Code that draws figures:
>> begin

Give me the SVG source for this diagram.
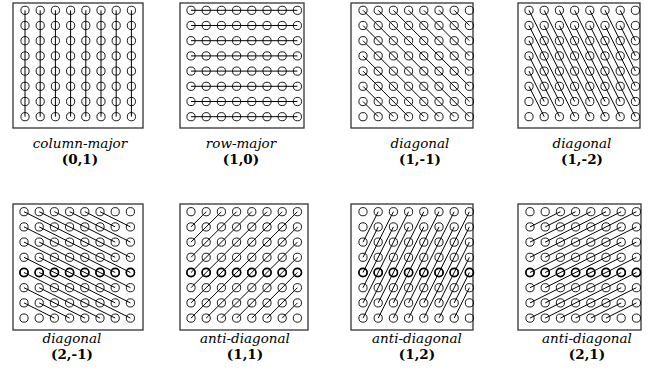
<svg xmlns="http://www.w3.org/2000/svg" xmlns:xlink="http://www.w3.org/1999/xlink" width="656" height="379" viewBox="0 0 656 379">
<style>
.frame{fill:none;stroke:#333;stroke-width:1.3}
.lines path{fill:none;stroke:#000;stroke-width:1;vector-effect:non-scaling-stroke}
.cap{font-family:"DejaVu Serif","Liberation Serif",serif;font-size:13.5px;text-anchor:middle;fill:#000}
.it{font-style:italic}
.bd{font-weight:bold}
</style>
<defs>
<g id="row">
<circle cx="0" cy="0" r="4.1"/><circle cx="15.2" cy="0" r="4.1"/><circle cx="30.4" cy="0" r="4.1"/><circle cx="45.6" cy="0" r="4.1"/><circle cx="60.8" cy="0" r="4.1"/><circle cx="76" cy="0" r="4.1"/><circle cx="91.2" cy="0" r="4.1"/><circle cx="106.4" cy="0" r="4.1"/>
</g>
<g id="grid">
<use xlink:href="#row" y="0"/><use xlink:href="#row" y="15.2"/><use xlink:href="#row" y="30.4"/><use xlink:href="#row" y="45.6"/><use xlink:href="#row" y="60.8"/><use xlink:href="#row" y="76"/><use xlink:href="#row" y="91.2"/><use xlink:href="#row" y="106.4"/>
</g>
</defs>

<g id="panel-col-major">
<rect class="frame" x="13" y="3" width="130" height="125"/>
<g class="lines" transform="translate(25,10.3) scale(15.2)"><path d="M0 0V7M1 0V7M2 0V7M3 0V7M4 0V7M5 0V7M6 0V7M7 0V7"/></g>
<use xlink:href="#grid" x="25" y="10.3" fill="none" stroke="#000" stroke-width="0.9"/>
<text class="cap it" x="80" y="147.5">column-major</text>
<text class="cap bd" x="80" y="163.5">(0,1)</text>
</g>

<g id="panel-row-major">
<rect class="frame" x="180" y="3" width="124" height="125"/>
<g class="lines" transform="translate(191,10.3) scale(15.2)"><path d="M0 0H7M0 1H7M0 2H7M0 3H7M0 4H7M0 5H7M0 6H7M0 7H7"/></g>
<use xlink:href="#grid" x="191" y="10.3" fill="none" stroke="#000" stroke-width="0.9"/>
<text class="cap it" x="241" y="147.5">row-major</text>
<text class="cap bd" x="241" y="163.5">(1,0)</text>
</g>

<g id="panel-diag-1-m1">
<rect class="frame" x="351" y="3" width="122" height="125"/>
<g class="lines" transform="translate(363,10.3) scale(15.2)"><path d="M0 0L7 7M1 0L7 6M2 0L7 5M3 0L7 4M4 0L7 3M5 0L7 2M6 0L7 1M0 1L6 7M0 2L5 7M0 3L4 7M0 4L3 7M0 5L2 7M0 6L1 7"/></g>
<use xlink:href="#grid" x="363" y="10.3" fill="none" stroke="#000" stroke-width="0.9"/>
<text class="cap it" x="420" y="147.5">diagonal</text>
<text class="cap bd" x="420" y="163.5">(1,-1)</text>
</g>

<g id="panel-diag-1-m2">
<rect class="frame" x="518" y="3" width="122" height="125"/>
<g class="lines" transform="translate(529,10.3) scale(15.2)"><path d="M0 0L3 6M1 0L4 6M2 0L5 6M3 0L6 6M4 0L7 6M5 0L7 4M6 0L7 2M0 1L3 7M1 1L4 7M2 1L5 7M3 1L6 7M4 1L7 7M5 1L7 5M6 1L7 3M0 2L2 6M0 3L2 7M0 4L1 6M0 5L1 7"/></g>
<use xlink:href="#grid" x="529" y="10.3" fill="none" stroke="#000" stroke-width="0.9"/>
<text class="cap it" x="582" y="147.5">diagonal</text>
<text class="cap bd" x="582" y="163.5">(1,-2)</text>
</g>

<g id="panel-diag-2-m1">
<rect class="frame" x="13" y="204" width="130" height="126"/>
<g class="lines" transform="translate(24,211.7) scale(15.2)"><path d="M0 0L6 3M1 0L7 3M2 0L6 2M3 0L7 2M4 0L6 1M5 0L7 1M0 1L6 4M0 2L6 5M0 3L6 6M0 4L6 7M0 5L4 7M0 6L2 7M1 1L7 4M1 2L7 5M1 3L7 6M1 4L7 7M1 5L5 7M1 6L3 7"/></g>
<use xlink:href="#grid" x="24" y="211.7" fill="none" stroke="#000" stroke-width="0.9"/>
<use xlink:href="#row" x="24" y="272.5" fill="none" stroke="#000" stroke-width="1.6"/>
<text class="cap it" x="72" y="342.5">diagonal</text>
<text class="cap bd" x="72" y="358.5">(2,-1)</text>
</g>

<g id="panel-anti-1-1">
<rect class="frame" x="180" y="204" width="128" height="126"/>
<g class="lines" transform="translate(191,211.7) scale(15.2)"><path d="M0 1L1 0M0 2L2 0M0 3L3 0M0 4L4 0M0 5L5 0M0 6L6 0M0 7L7 0M1 7L7 1M2 7L7 2M3 7L7 3M4 7L7 4M5 7L7 5M6 7L7 6"/></g>
<use xlink:href="#grid" x="191" y="211.7" fill="none" stroke="#000" stroke-width="0.9"/>
<use xlink:href="#row" x="191" y="272.5" fill="none" stroke="#000" stroke-width="1.6"/>
<text class="cap it" x="245" y="342.5">anti-diagonal</text>
<text class="cap bd" x="245" y="358.5">(1,1)</text>
</g>

<g id="panel-anti-1-2">
<rect class="frame" x="351" y="204" width="122" height="126"/>
<g class="lines" transform="translate(363,211.7) scale(15.2)"><path d="M0 7L3 1M1 7L4 1M2 7L5 1M3 7L6 1M4 7L7 1M5 7L7 3M6 7L7 5M0 6L3 0M1 6L4 0M2 6L5 0M3 6L6 0M4 6L7 0M5 6L7 2M6 6L7 4M0 5L2 1M0 4L2 0M0 3L1 1M0 2L1 0"/></g>
<use xlink:href="#grid" x="363" y="211.7" fill="none" stroke="#000" stroke-width="0.9"/>
<use xlink:href="#row" x="363" y="272.5" fill="none" stroke="#000" stroke-width="1.6"/>
<text class="cap it" x="417" y="342.5">anti-diagonal</text>
<text class="cap bd" x="417" y="358.5">(1,2)</text>
</g>

<g id="panel-anti-2-1">
<rect class="frame" x="518" y="204" width="123" height="126"/>
<g class="lines" transform="translate(530,211.7) scale(15.2)"><path d="M0 7L6 4M1 7L7 4M2 7L6 5M3 7L7 5M4 7L6 6M5 7L7 6M0 6L6 3M0 5L6 2M0 4L6 1M0 3L6 0M0 2L4 0M0 1L2 0M1 6L7 3M1 5L7 2M1 4L7 1M1 3L7 0M1 2L5 0M1 1L3 0"/></g>
<use xlink:href="#grid" x="530" y="211.7" fill="none" stroke="#000" stroke-width="0.9"/>
<use xlink:href="#row" x="530" y="272.5" fill="none" stroke="#000" stroke-width="1.6"/>
<text class="cap it" x="587" y="342.5">anti-diagonal</text>
<text class="cap bd" x="587" y="358.5">(2,1)</text>
</g>
</svg>
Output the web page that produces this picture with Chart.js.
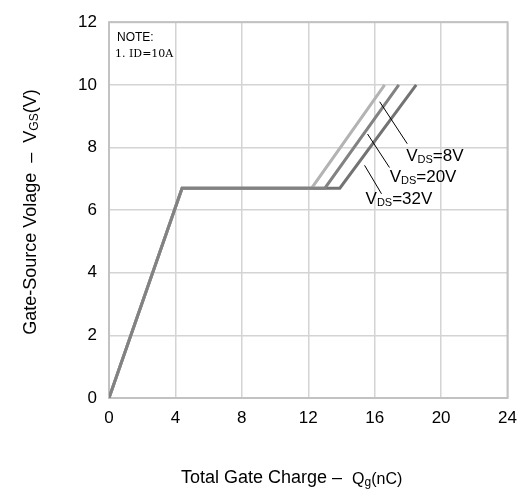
<!DOCTYPE html>
<html>
<head>
<meta charset="utf-8">
<script src="https://cdn.jsdelivr.net/npm/chart.js@4/dist/chart.umd.min.js"></script>
<style>
  html, body { margin: 0; padding: 0; background: #fff; }
  #wrap { width: 527px; height: 492px; }
</style>
</head>
<body>
<div id="wrap"><canvas id="c"></canvas></div>
<script>
// gate charge curves, Qg (nC) vs Vgs (V)
const vgs = [0, 6.7, 6.7, 10];
const qg8V = [0, 4.4, 12.2, 16.6];
const qg20V = [0, 4.4, 13.0, 17.45];
const qg32V = [0, 4.4, 13.9, 18.5];
const xTicks = [0, 4, 8, 12, 16, 20, 24];
const yTicks = [0, 2, 4, 6, 8, 10, 12];
const seriesLabels = ['8V', '20V', '32V'];

const FONT = "'Liberation Sans', Arial, sans-serif";

// callouts: text anchor and leader line in chart units
const callouts = [
  { text: seriesLabels[0], at: [17.9, 7.72], line: [16.3, 9.46, 17.96, 8.12] },
  { text: seriesLabels[1], at: [16.9, 7.05], line: [15.57, 8.43, 16.89, 7.36] },
  { text: seriesLabels[2], at: [15.45, 6.36], line: [15.39, 7.43, 16.41, 6.52] }
];

function pts(xs) {
  return xs.map((x, i) => ({ x: x, y: vgs[i] }));
}

// draw text made of parts [text, size, dy]
function drawParts(ctx, parts, x, y, align) {
  let w = 0;
  parts.forEach(p => {
    ctx.font = p[1] + 'px ' + FONT;
    w += ctx.measureText(p[0]).width;
  });
  let cx = align === 'center' ? x - w / 2 : x;
  ctx.textAlign = 'left';
  ctx.textBaseline = 'middle';
  parts.forEach(p => {
    ctx.font = p[1] + 'px ' + FONT;
    ctx.fillText(p[0], cx, y + (p[2] || 0));
    cx += ctx.measureText(p[0]).width;
  });
}

const decor = {
  id: 'decor',
  beforeDatasetsDraw(chart) {
    const { ctx, chartArea: a } = chart;
    ctx.save();
    ctx.strokeStyle = '#c2c2c2';
    ctx.lineWidth = 2;
    ctx.strokeRect(a.left, a.top, a.right - a.left, a.bottom - a.top);
    ctx.restore();
  },
  afterDatasetsDraw(chart) {
    const { ctx, chartArea: a, scales } = chart;
    const xs = scales.x, ys = scales.y;
    ctx.save();
    ctx.fillStyle = '#000';

    // note box text
    ctx.font = '12px ' + FONT;
    ctx.textBaseline = 'middle';
    ctx.fillText('NOTE:', a.left + 8, a.top + 15);
    ctx.font = "11px 'DejaVu Serif', 'Liberation Serif', serif";
    ctx.fillText('1. ID=10A', a.left + 6, a.top + 32);

    // callouts
    ctx.strokeStyle = '#000';
    ctx.lineWidth = 1;
    callouts.forEach(c => {
      ctx.beginPath();
      ctx.moveTo(xs.getPixelForValue(c.line[0]), ys.getPixelForValue(c.line[1]));
      ctx.lineTo(xs.getPixelForValue(c.line[2]), ys.getPixelForValue(c.line[3]));
      ctx.stroke();
      drawParts(ctx, [['V', 17, 0], ['DS', 11, 4], ['=' + c.text, 17, 0]],
        xs.getPixelForValue(c.at[0]), ys.getPixelForValue(c.at[1]), 'left');
    });

    // axis titles
    drawParts(ctx, [['Total Gate Charge \u2013  ', 18, 0], ['Q', 16, 2], ['g', 12, 5], ['(nC)', 16, 2]],
      a.left + 72, 478, 'left');
    ctx.translate(31, (a.top + a.bottom) / 2 + 2);
    ctx.rotate(-Math.PI / 2);
    drawParts(ctx, [['Gate-Source Volage  \u2013  V', 18, 0], ['GS', 12, 4], ['(V)', 18, 0]], 0, 0, 'center');
    ctx.restore();
  }
};

new Chart(document.getElementById('c'), {
  type: 'scatter',
  data: {
    datasets: [
      { label: 'VDS=' + seriesLabels[1], data: pts(qg20V), borderColor: '#828282', order: 0 },
      { label: 'VDS=' + seriesLabels[0], data: pts(qg8V), borderColor: '#b3b3b3', order: 1 },
      { label: 'VDS=' + seriesLabels[2], data: pts(qg32V), borderColor: '#737373', order: 2 }
    ].map(d => Object.assign(d, { showLine: true, borderWidth: 3, pointRadius: 0, fill: false, tension: 0 }))
  },
  options: {
    responsive: true,
    maintainAspectRatio: false,
    animation: false,
    layout: { padding: { left: 0, top: 15, right: 17, bottom: 0 } },
    plugins: { legend: { display: false }, tooltip: { enabled: false } },
    scales: {
      x: {
        type: 'linear', min: 0, max: 24,
        afterBuildTicks: s => { s.ticks = xTicks.map(v => ({ value: v })); },
        afterFit: s => { s.height = 94; },
        grid: { color: '#d4d4d4', lineWidth: 1.5, drawTicks: false },
        border: { display: false },
        ticks: { color: '#000', font: { family: FONT, size: 17 }, padding: 10 }
      },
      y: {
        type: 'linear', min: 0, max: 12,
        afterBuildTicks: s => { s.ticks = yTicks.map(v => ({ value: v })); },
        afterFit: s => { s.width = 109; },
        grid: { color: '#d4d4d4', lineWidth: 1.5, drawTicks: false },
        border: { display: false },
        ticks: { color: '#000', font: { family: FONT, size: 17 }, padding: 12 }
      }
    }
  },
  plugins: [decor]
});
</script>
</body>
</html>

>> end

What to do
Pull out all lines of the data with the string "this".

Result
Give me the SVG source for this diagram.
Output the web page that produces this picture with Chart.js.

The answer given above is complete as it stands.